In this research, three aspects of modeling, analyzing, and optimizing spiral plate heat exchangers (SPHEs) are studied. The main objective of this work is to pave the way for comparing manufacturers' designed SPHEs with theoretical designed SPHEs without involving designers in using computational methods. To begin, with assumption of constant overall heat transfer coefficient and specific heat capacities, a mathematical modeling of SPHE based on energy balance equations is developed to model the SPHE as a network of series-connected equivalent internal heat exchangers to determine the temperature distribution in spiral turns. This modeling can facilitate the usage of temperature-enthalpy diagram in SPHEs' analysis and design. Furthermore, a new algorithm for thermal design optimization of SPHEs has been proposed. The proposed algorithm is based on maximizing pressure drops at channels, considering geometric proportion of SPHE and minimizing the total cost simultaneously. To show the proposed method applicability in analyzing thermal and hydraulic design parameters, a single-phase counter-current SPHE is assessed and optimized for different design cases with temperature approach variations.

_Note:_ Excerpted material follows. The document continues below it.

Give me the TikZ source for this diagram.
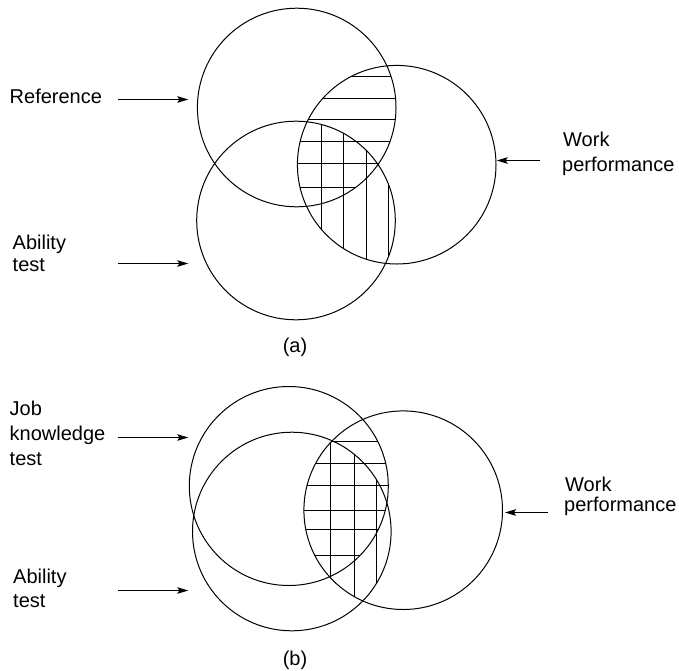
\documentclass[tikz,border=0pt]{standalone}
\usepackage{fontspec}
\setmainfont{Liberation Sans}
\usetikzlibrary{arrows.meta}
\begin{document}
\begin{tikzpicture}[x=1pt,y=-1pt,
  ring/.style={circle,draw,line width=1pt,minimum size=198.6pt,inner sep=0pt,outer sep=0pt},
  lbl/.style={anchor=base west,inner sep=0pt,font=\fontsize{20}{24}\selectfont},
  capt/.style={anchor=base,inner sep=0pt,font=\fontsize{20}{24}\selectfont},
  arr/.style={line width=1pt,-{Stealth[length=11pt,width=6.5pt,inset=2pt]}},
  hatch/.style={line width=1pt}]
\useasboundingbox (0,0) rectangle (679,670);

% ---------- (a) ----------
\node[ring] (refA) at (296.7,107.5) {};
\node[ring] (abA) at (296,220.5) {};
\node[ring] (wkA) at (396.7,164.7) {};

\begin{scope}
  \clip (refA.center) circle[radius=99.3pt];
  \clip (wkA.center) circle[radius=99.3pt];
  \foreach \yy in {76.5,98.5,119.5,141.5,163.5,187.5}
    \draw[hatch] (280,\yy) -- (420,\yy);
\end{scope}
\begin{scope}
  \clip (abA.center) circle[radius=99.3pt];
  \clip (wkA.center) circle[radius=99.3pt];
  \foreach \xx in {321.5,343.5,366.5,388.5}
    \draw[hatch] (\xx,60) -- (\xx,330);
\end{scope}

\node[lbl] (refL) at (9.5,103.3) {Reference};
\node[lbl] (abAL1) at (12.5,249.5) {Ability};
\node[lbl] (abAL2) at (12.5,271.7) {test};
\node[lbl] (wkAL1) at (563,146.7) {Work};
\node[lbl] (wkAL2) at (562,171.3) {performance};
\node[capt] (capA) at (295,352.5) {(a)};

\coordinate (refS) at (118.3,99.5);
\coordinate (refE) at (188.3,99.5);
\coordinate (abAS) at (118.3,263.5);
\coordinate (abAE) at (188.3,263.5);
\coordinate (wkAS) at (540,160.5);
\coordinate (wkAE) at (496.7,160.5);
\draw[arr] (refS) -- (refE);
\draw[arr] (abAS) -- (abAE);
\draw[arr] (wkAS) -- (wkAE);

% ---------- (b) ----------
\node[ring,minimum size=199pt] (jobB) at (288.8,486) {};
\node[ring] (abB) at (291.8,531.5) {};
\node[ring] (wkB) at (403.2,510.2) {};

\begin{scope}
  \clip (jobB.center) circle[radius=99.5pt];
  \clip (wkB.center) circle[radius=99.3pt];
  \foreach \yy in {441.5,463.5,485.5,510.5,529.5,555.5}
    \draw[hatch] (290,\yy) -- (420,\yy);
\end{scope}
\begin{scope}
  \clip (abB.center) circle[radius=99.3pt];
  \clip (wkB.center) circle[radius=99.3pt];
  \foreach \xx in {330.5,354.5,376.5}
    \draw[hatch] (\xx,400) -- (\xx,640);
\end{scope}

\node[lbl] (jobL1) at (9.5,415) {Job};
\node[lbl] (jobL2) at (9.5,440) {knowledge};
\node[lbl] (jobL3) at (9.5,465) {test};
\node[lbl] (abBL1) at (13,583.3) {Ability};
\node[lbl] (abBL2) at (13,607) {test};
\node[lbl] (wkBL1) at (565,491.7) {Work};
\node[lbl] (wkBL2) at (564,511.5) {performance};
\node[capt] (capB) at (295,665) {(b)};

\coordinate (jobS) at (118.3,437.5);
\coordinate (jobE) at (188.3,437.5);
\coordinate (abBS) at (118.3,590.5);
\coordinate (abBE) at (188.3,590.5);
\coordinate (wkBS) at (548,512.5);
\coordinate (wkBE) at (505,512.5);
\draw[arr] (jobS) -- (jobE);
\draw[arr] (abBS) -- (abBE);
\draw[arr] (wkBS) -- (wkBE);
\end{tikzpicture}
\end{document}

Results of comparing manufacturers'/standard designed SPHEs and research/theoretical designed SPHEs by defining appropriate geometric proportion ranges confirmed that temperature approach variations can improve SPHE performance to a higher extent, such as finding temperature approach ranges for optimized SPHEs with higher compactness to reduce the manufacturing cost. This fact is revealed by introducing compactness-temperature approach diagram which depicts the geometric optimization of SPHEs and the effects of temperature differences in SPHE's optimization.